I am all for Godard maintaining this exclusivety in his films, desiring that, perhaps, he wants only to entertain the people of the world who speak his own language, but it does not mean that I am not disappointed. This review, and others like it, combined with the trailers I have seen that actually make it look disjointed and beautiful in an awesomely fucked-up way, really makes me want to watch the film, but I am not at such a place in my life that I can do so properly, as I suffer the curse of the ignorant and no know tongue but for that of my mother. Um, language-wise.
“First off, right off the bat, I’d like to take this time to ask Jean-Luc Godard to do himself and the movie going public a huge favor.”
This doesn’t even qualify as a well-written comment in a flame war. Next: read my daughter’s scathing take-down of Bedtime! And, yes, if it’s made of frozen piss, you *can* complain about the free ice cream.
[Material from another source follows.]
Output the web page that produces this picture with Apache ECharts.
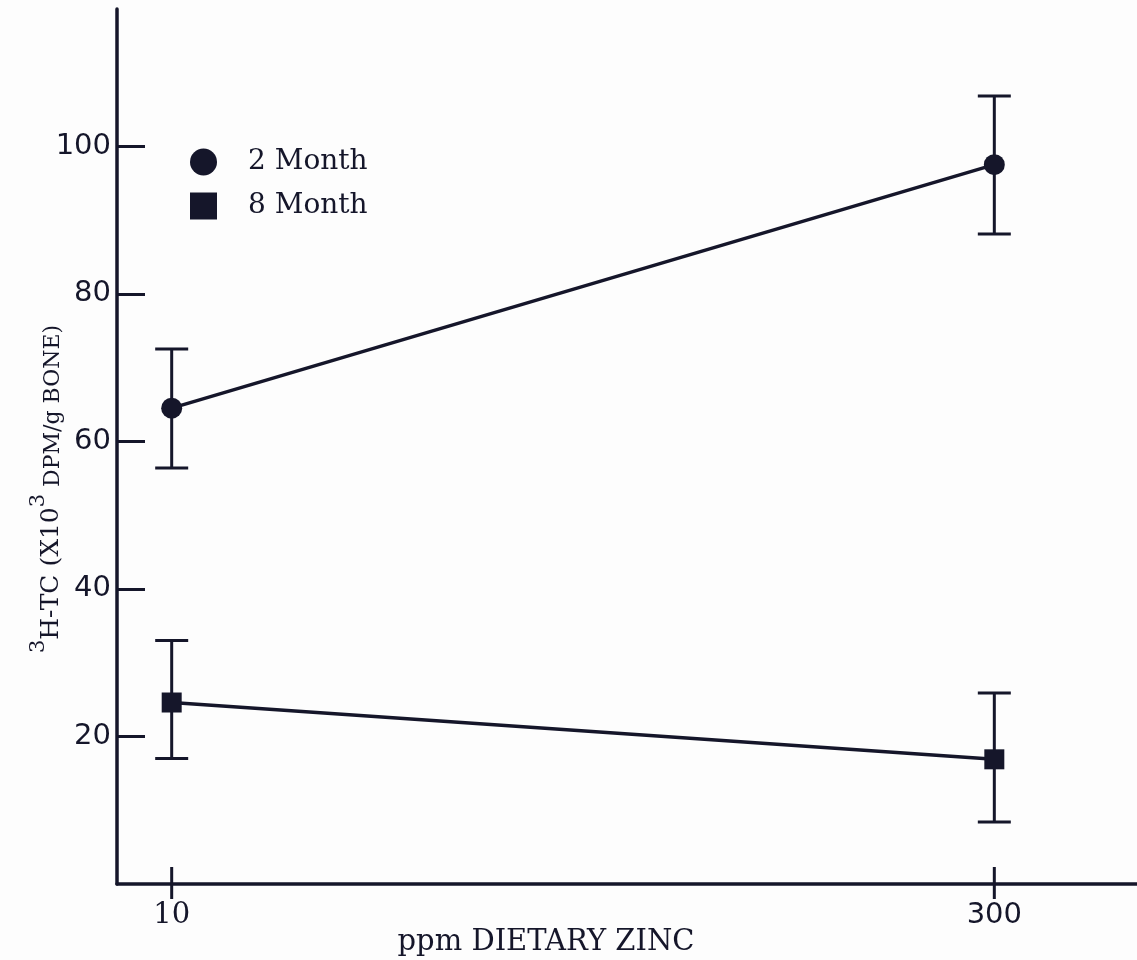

I totally agree with stuart collier. Yeah, this film (which I caught at the Toronto International Film Festival) is definitely difficult, but you should try to provide a more thorough analysis of what the film consists of (which is a fair bit) instead of articulating your negative reaction. You are most definitely entitled to that reaction, but I think the film deserves a little more thought and consideration.
Here’s my own reaction to Film Socialism over at my blog: http://subtitleliterate.blogspot.com/2010/09/film-socialism-2010.html
I gave the film a lot of thought, and the more I did the more I hated it. Critiquing is opinion, ultimately, and I guess Godard himself would revel in the negativity because it is a reaction, as opposed to most movies that don’t get a passing glance at all. Again, coming from a fan of Godard, this film doesn’t feel like Godard at all. But I haven’t felt Godard has been himself since he and Karina split up. Again, my opinion and what else do we have to call our own?
Fair enough, James. Hell, I don’t even know what else I’d get from it if confronted with another screening of it – or if I’d want to go to that screening!
It’s hard to say what Godard thinks of the reactions Film Socialism has been getting, but something tells me he’s either content, or simply doesn’t care. In fact, I’d go with the latter – most, if not all, of his films have been made with little to no interest in what other people think of them. He pretty much does what he pleases, consequences be damned.
I’ve seen a few of his later works (namely some segments of Histoire(s) du Cinema), and Film Socialism somewhat resembles them. But the Godard we know and love from the 1960s, it ain’t.
I love how this ends with “This movie totally doesn’t belong in the Criterion Collection”. I hate to break it to you bro, but “The Collection” is little more than a marketing tool, much the same as any studios archive logo. They’d do backflips for any Godard they can get their hands on. BTW James, this is not a critique, its a review. A critique would contain distinct and specific discussions of the film at hand, not random waxings about JLG being over the hill and random references to movies in the collection. Thats a review. Big difference.